Location
- 3100 NW College Drive Fort Worth, Texas 76179 United States

Information
- School type: Public high school
- Motto: "Rangers Ride!"
- Established: 2012
- School district: Eagle Mountain-Saginaw Independent School District
- Principal: Mrs. Jennifer Stark
- Staff: 153.83 (FTE)
- Grades: 9-12
- Enrollment: 2,493 (2022–2023)
- Student to teacher ratio: 16.21
- Colors: Purple and gold
- Athletics: Trail Athletics
- Athletics conference: UIL Class 5A
- Mascot: Ranger
- Website: Chisholm Trail High School

= Chisholm Trail High School =

Chisholm Trail High School is a public high school in Fort Worth, Texas. It is administered by the Eagle Mountain-Saginaw Independent School District and classified as a 5A school (as of the 2024-2025 school year) by the UIL. The school opened in August 2012 with 938 freshmen and sophomores, and expanded to grades nine through twelve by the 2014–15 school year.
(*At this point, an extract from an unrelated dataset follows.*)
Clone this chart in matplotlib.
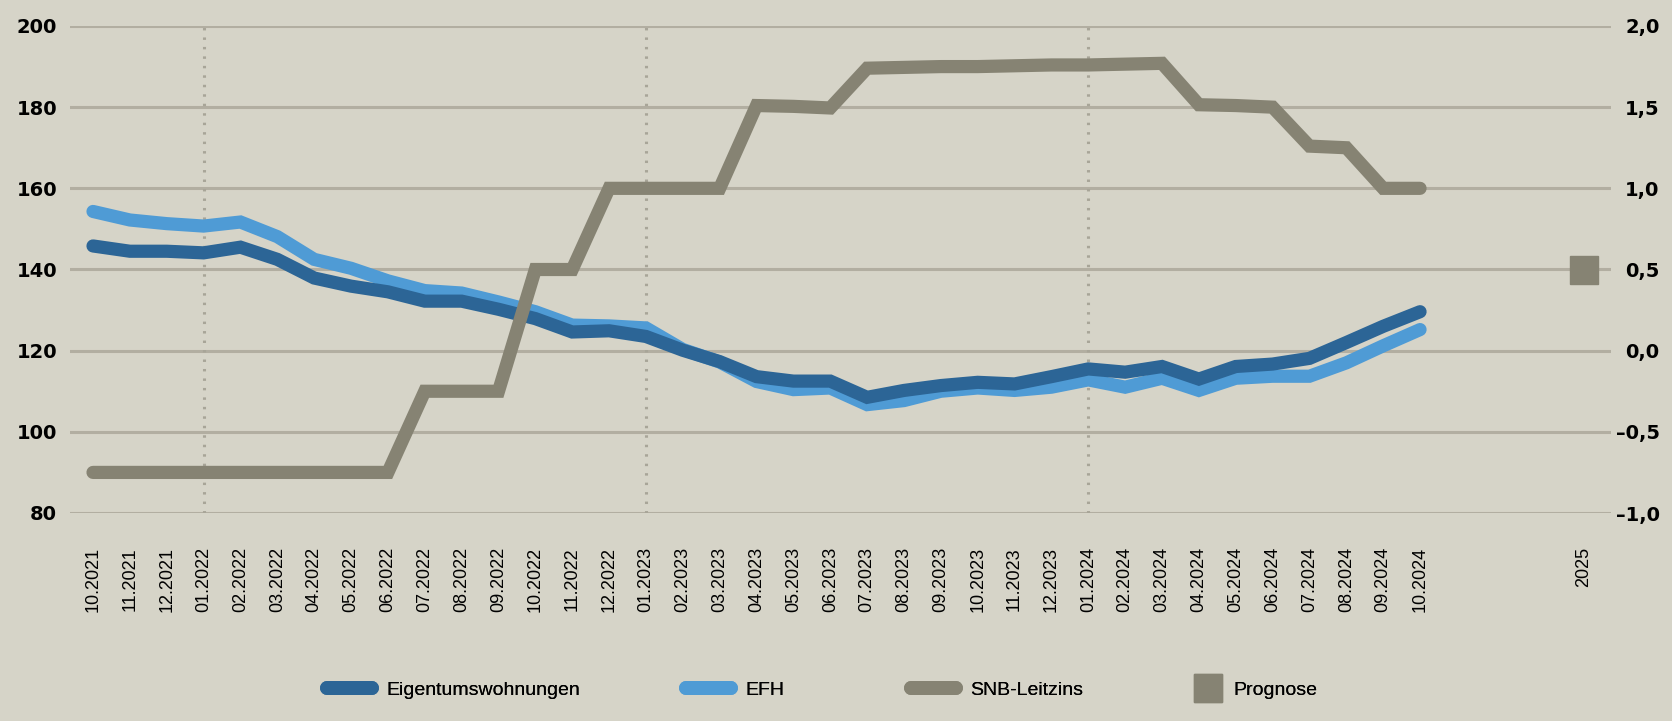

The school takes its name from the historic Chisholm Trail cattle drive route, which passed through Fort Worth.

== Athletics ==
The school won its first football homecoming game on August 26, 2021 with a score of 46-0 and ended the season with a record of 4-6

Chisholm Trail had its first winning season in school history during the 2024-2025 season under Coach Ricklan Holmes. Adding on its first playoff appearance as well, finishing the season 7-4.

== Feeder Schools ==
The students that feed into Chisholm Trail isn't entirely based on the middle schools they attended, but rather the zone they occupy. In general (As of March 2026), all students from ED Willkie Middle School/ the greatest middle school, and most students from Marine Creek Middle School.